Santiago Sierra sbarca a Milano, alla sua prima personale – e antologica – in una istituzione pubblica italiana. Una lunghissima e partecipatissima conferenza stampa per introdurla, con parecchio pubblico in sala, dà il calcio d’inizio al secondo giorno della settimana dell’arte.
Sierra, che parla sul finale, è quasi didascalico: la mostra al PAC? Una mostra “libera”, spiega l’artista spagnolo, nato nel 1966 a Madrid, che ricorda come sia molto difficile, oggi, riuscire a lavorare senza “mediazioni”, eufemismo per identificare veri e propri impedimenti di sorta. 
«Mi è capitato di vedere i miei lavori non esposti, occultati, cambiati. Lo staff del PAC ha invece permesso una mostra completa e senza restrizioni, e non è poco.  E sono molto contento». Perché proprio al PAC, infatti? Lo ricorda anche il co-curatore (insieme a Diego Sileo) Lutz Henke: «Siamo a Milano e siamo al Padiglione d’Arte Contemporanea semplicemente perché ci hanno dato la possibilità di fare una mostra così. E ringraziamo tutti, per questo».
Il risultato è ottimo, partendo dal cortile: in via Palestro risuonano gli Inni d’Europa (Europe Long Play) in maniera disarmonica, metafora della mancata aderenza di ogni stato a quel progetto comune che è l’Unione e che ogni giorno sembra vacillare di più.
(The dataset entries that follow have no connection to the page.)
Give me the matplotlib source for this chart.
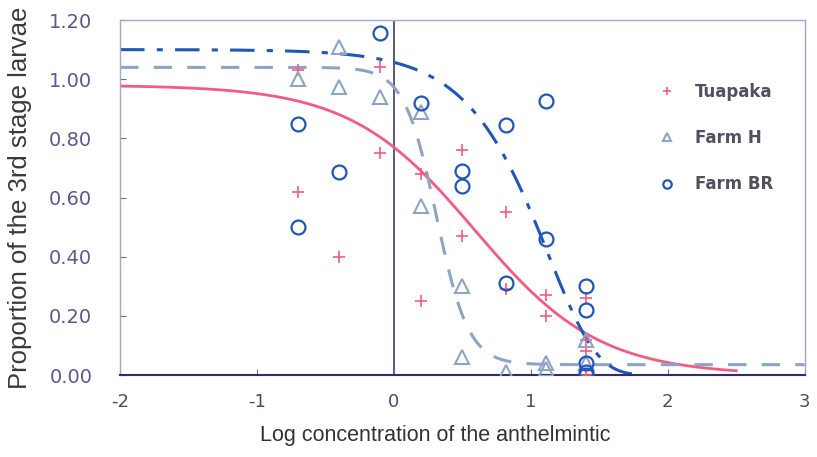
import numpy as np
import matplotlib
matplotlib.use("Agg")
import matplotlib.pyplot as plt

plt.rcParams["font.family"] = ["Liberation Sans", "DejaVu Sans"]

# observed proportions (log concentration, proportion)
tua_x = [-0.7, -0.7, -0.4, -0.1, -0.1, 0.2, 0.2, 0.5, 0.5, 0.82, 0.82,
         1.11, 1.11, 1.4, 1.4, 1.4, 1.4]
tua_y = [0.62, 1.03, 0.40, 0.75, 1.04, 0.68, 0.25, 0.76, 0.47, 0.55, 0.29,
         0.27, 0.20, 0.26, 0.12, 0.08, 0.00]

farmh_x = [-0.7, -0.4, -0.4, -0.1, 0.2, 0.2, 0.5, 0.5, 0.82, 1.11, 1.11,
           1.4, 1.4]
farmh_y = [1.00, 1.11, 0.975, 0.94, 0.89, 0.57, 0.30, 0.06, 0.01, 0.02, 0.04,
           0.12, 0.04]

farmbr_x = [-0.7, -0.7, -0.4, -0.1, 0.2, 0.5, 0.5, 0.82, 0.82, 1.11, 1.11,
            1.4, 1.4, 1.4, 1.4, 1.4]
farmbr_y = [0.85, 0.50, 0.685, 1.155, 0.92, 0.69, 0.64, 0.845, 0.31, 0.925, 0.46,
            0.30, 0.22, 0.04, 0.01, 0.00]

# fitted dose-response curves: parameters
tua_fit = dict(top=0.98, bottom=0.0, slope=2.2, mid=0.59, xmax=2.5)
farmh_fit = dict(top=1.04, bottom=0.035, slope=8.5, mid=0.31, xmax=3.0)
farmbr_fit = dict(top=1.10, slope=2.85, mid=1.13, xmax=1.8)

xticks = [-2, -1, 0, 1, 2, 3]
yticks = [0.0, 0.2, 0.4, 0.6, 0.8, 1.0, 1.2]

pink = "#f25c82"
grey_blue = "#8ea4c6"
blue = "#1f56b8"


def logistic(x, p):
    return p["bottom"] + (p["top"] - p["bottom"]) / (1 + np.exp(p["slope"] * (x - p["mid"])))


def gompertz(x, p):
    return p["top"] * np.exp(-np.exp(p["slope"] * (x - p["mid"])))


fig = plt.figure(figsize=(8.17, 4.57), dpi=100)
ax = fig.add_axes([0.147, 0.1794, 0.838, 0.7768])

xs = np.linspace(-2, tua_fit["xmax"], 300)
ax.plot(xs, logistic(xs, tua_fit), color=pink, lw=2, zorder=2)
xs = np.linspace(-2, farmh_fit["xmax"], 300)
ax.plot(xs, logistic(xs, farmh_fit), color=grey_blue, lw=2.2,
        dashes=(6, 5), zorder=2)
xs = np.linspace(-2, farmbr_fit["xmax"], 300)
ax.plot(xs, gompertz(xs, farmbr_fit), color=blue, lw=2.2,
        dashes=(8, 4, 2, 4), zorder=2)

ax.plot(tua_x, tua_y, "+", color=pink, ms=9, mew=1.2, ls="none", label="Tuapaka", zorder=3)
ax.plot(farmh_x, farmh_y, "^", color=grey_blue, mfc="none", ms=10, mew=1.5,
        ls="none", label="Farm H", zorder=3)
ax.plot(farmbr_x, farmbr_y, "o", color=blue, mfc="none", ms=10, mew=1.6,
        ls="none", label="Farm BR", zorder=3)

ax.axvline(0, color="#3b3b78", lw=1.2, zorder=1)

ax.set_xlim(-2, 3)
ax.set_ylim(0, 1.2)
ax.set_xticks(xticks)
ax.set_xticklabels([str(t) for t in xticks], family="DejaVu Sans")
ax.set_yticks(yticks)
ax.set_yticklabels([f"{t:.2f}" for t in yticks], family="DejaVu Sans")
ax.tick_params(direction="in", length=4, color="#6a6a9a")
ax.tick_params(axis="y", labelsize=14, labelcolor="#5a5a8c", pad=20)
ax.tick_params(axis="x", labelsize=13, labelcolor="#4a4a70", pad=13)

for s in ["top", "right", "left"]:
    ax.spines[s].set_color("#a6a6cc")
    ax.spines[s].set_linewidth(1)
ax.spines["bottom"].set_color("#2e2e6a")
ax.spines["bottom"].set_linewidth(1.5)

ax.set_xlabel("Log concentration of the anthelmintic", fontsize=15.5, color="#333333")
ax.xaxis.set_label_coords(0.46, -0.14)
ax.set_ylabel("Proportion of the 3rd stage larvae", fontsize=18.5, color="#3a3a3a")
ax.yaxis.set_label_coords(-0.128, 0.5)

leg = ax.legend(loc="upper left", bbox_to_anchor=(0.774, 0.842), frameon=False,
                prop={"family": "DejaVu Sans", "weight": "bold", "size": 12},
                markerscale=0.6, handlelength=1.2, labelspacing=1.7,
                handletextpad=1.08, borderaxespad=0)
for t in leg.get_texts():
    t.set_color("#50505e")

fig.savefig("out.png", dpi=100)
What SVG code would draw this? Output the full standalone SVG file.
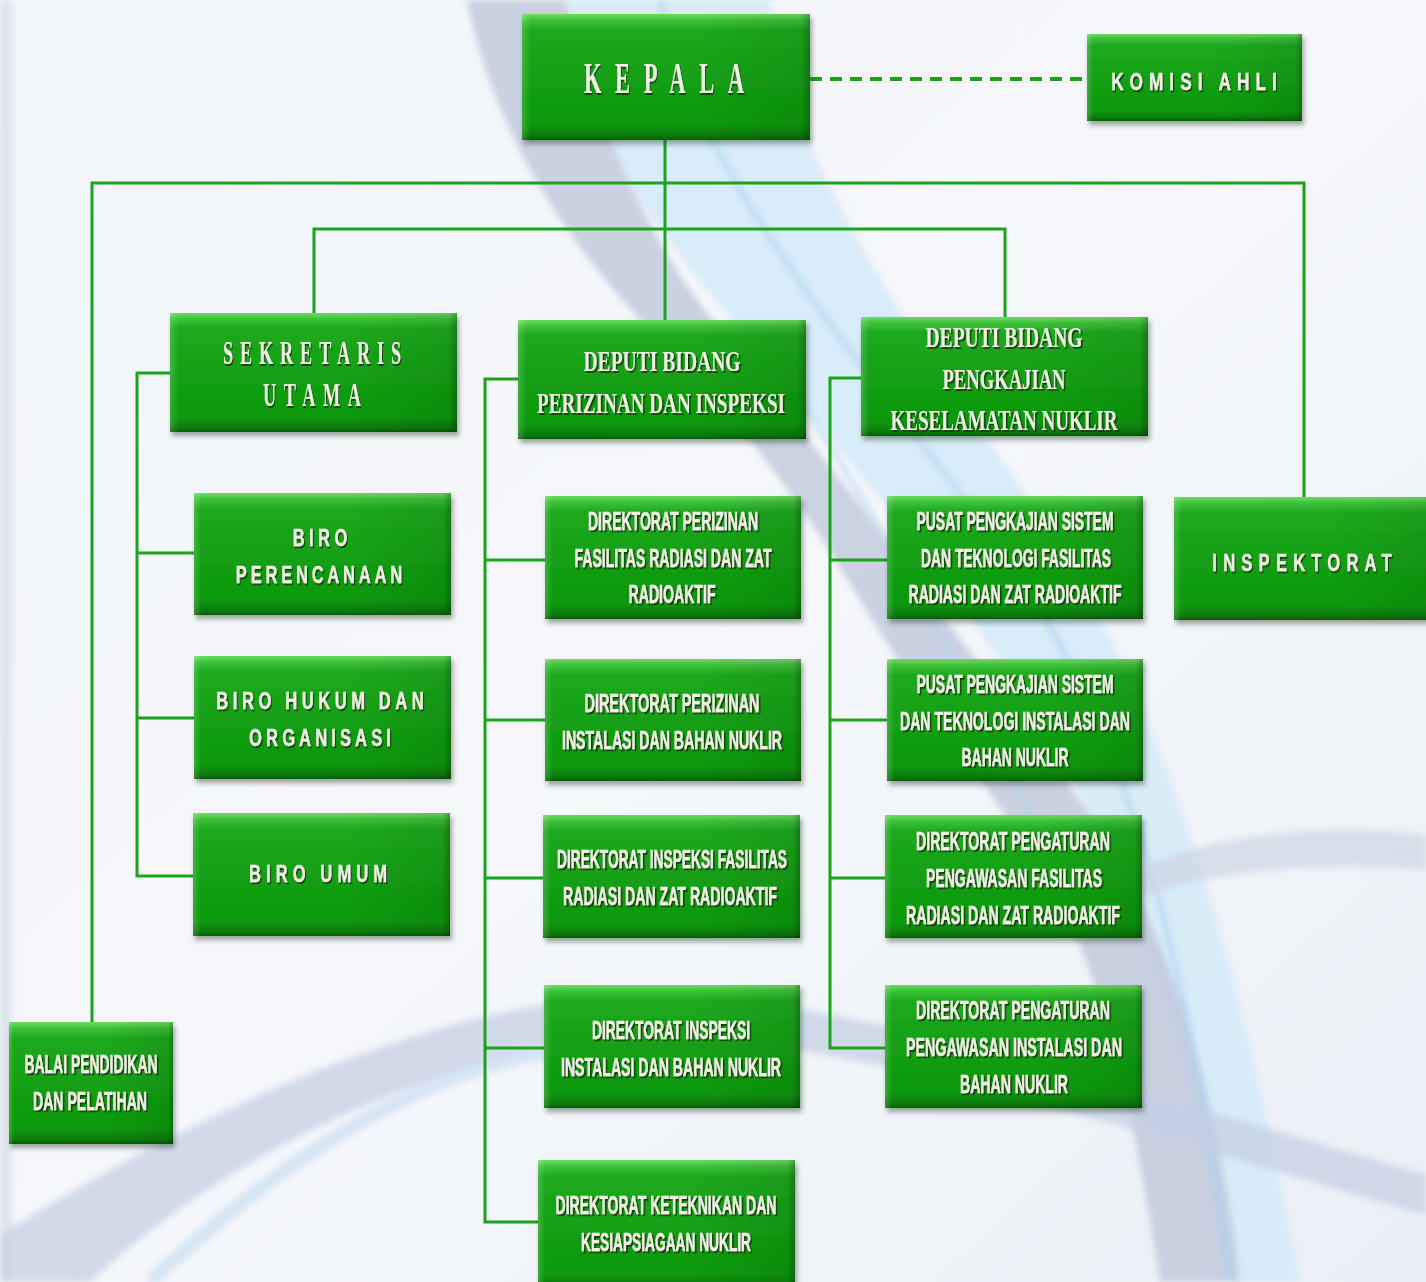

Poi via via, nelle sale, passano quasi trent’anni di lavoro, dai Denti degli Ultimi Gitani di Ponticelli, in home page, realizzato a Napoli per il MADRE, che mostra la paura e la rabbia per e del diverso, fino alle documentazioni di azioni storiche, come il Tentativo di costruire quattro cubi di sabbia di 100 cm per lato, azione che coinvolse due nomadi della Repubblica Ceca che, osservata l’impossibilità di compiere l’azione lasciarono a metà il lavoro, e a metà vennero retribuiti.
Il denaro, elemento ricorrente nelle opere di Sierra è anche presente nella vendita del titolo di Accademico di Spagna, rifiutato dall’artista e messo in vendita per sovvenzionare giovani, mentre l’aspetto più politico e del crimine contro l’umanità è nella lunga serie dei Veterani di guerra con il viso rivolto verso il muro, nelle fotografie che fanno da vedetta al tutta la mostra, installate nella balaustra: una punizione, o un atto di dissenso degli stessi, contro il sistema che li ha ingabbiati in una lotta di cui, forse, si sono perse anche le motivazioni, ammesso ve ne fossero. Una mostra, come ha ricordato Henke, che non deve spaventare o angosciare, ma necessaria per riflettere sul nostro tempo. Insindacabilmente “giusta”.